Cluster with a self-organizing map#
The researchers used a self-organizing map with 2025 clusters – that
corresponds to a 45x45 map. They did not cluster on Hoescht, but
instead used only FSC, SSC and PI. (Note that we’re
disabling consensus clustering – we want to keep all 2025 clusters. And
don’t forget to estimate the map using only the Live == True
subset!)
som_op = flow.SOMOp(name = "SOM",
channels = ["FSC", "SSC", "PI"],
scale = {"FSC" : "log",
"SSC" : "log",
"PI" : "log"},
consensus_cluster = False,
width = 45,
height = 45)
som_op.estimate(ex_live, subset = "Live == True")
/home/brian/src/cytoflow/cytoflow/utility/minisom.py:645: RuntimeWarning: invalid value encountered in sqrt
As usual, we check SOMOp.default_view() to see how the training
went:
som_op.default_view().plot(ex_live)
Huh. It’s not clear that after the default 50 iterations, that the model
has converged – if you’d like, feel free to run the training for more
iterations. There is a lot of structure in the neuron map, though. And
remember, the map was trained using a subset of the data – by default,
5%. We have to apply() it to the entire data set to classify each
event.
ex_som = som_op.apply(ex_live)
Count events in each cluster and compute the Shannon diversity index#
Remember, when we want to summarize some flow data, we create a
statistic. There are a number of operations that do so, but since
we’re only interested in one channel, we’ll use ChannelStatisticOp.

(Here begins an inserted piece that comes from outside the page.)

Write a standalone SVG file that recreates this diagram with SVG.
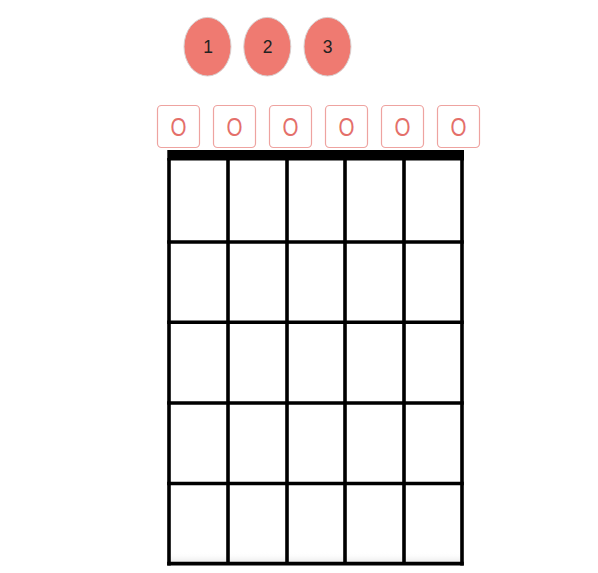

And actually, since all we’re doing is counting events, we can apply the
len function to any channel we’d like. So let’s count the number of
events in each cluster in each sample.
ex_count = flow.ChannelStatisticOp(name = "Count",
channel = "FSC",
function = len,
by = ["SOM", "Sample"],
subset = "Live == True").apply(ex_som)
ex_count.statistics['Count']
| FSC | ||
|---|---|---|
| SOM | Sample | |
| 0 | 1 | 28.0 |
| 2 | 4.0 | |
| 3 | 13.0 | |
| 4 | 4.0 | |
| 5 | 1.0 | |
| ... | ... | ... |
| 2024 | 1 | 17.0 |
| 2 | 6.0 | |
| 3 | 10.0 | |
| 4 | 10.0 | |
| 5 | 36.0 |
9773 rows × 1 columns
Great. We have a statistic with two indices, SOM (which cluster) and
Sample (which sample). Let’s use TransformStatisticOp and the
diversity.alpha.shannon function from scikit-bio to compute the
diversity index of each sample. And this is the power of doing flow
analysis in Python (and not a GUI) – you can use any function in the
scientific Python ecosystem that takes a pandas.Series and returns
a float or a pandas.Series. You can complete every step up to
this far in the GUI, but this next one can only be done in a script or
a Jupyter notebook – otherwise, you’d have to export the previous table
and use another tool.
import skbio
ex_diversity = flow.TransformStatisticOp(name = "Diversity",
statistic = "Count",
feature = "FSC",
by = ["Sample"],
function = skbio.diversity.alpha.shannon).apply(ex_count)
ex_diversity.statistics['Diversity']
| FSC | |
|---|---|
| Sample | |
| 1 | 7.317997 |
| 2 | 7.354961 |
| 3 | 7.336487 |
| 4 | 7.303949 |
| 5 | 7.308412 |
These values are quite close to the values reported by the researchers, which were all 7.4 or so.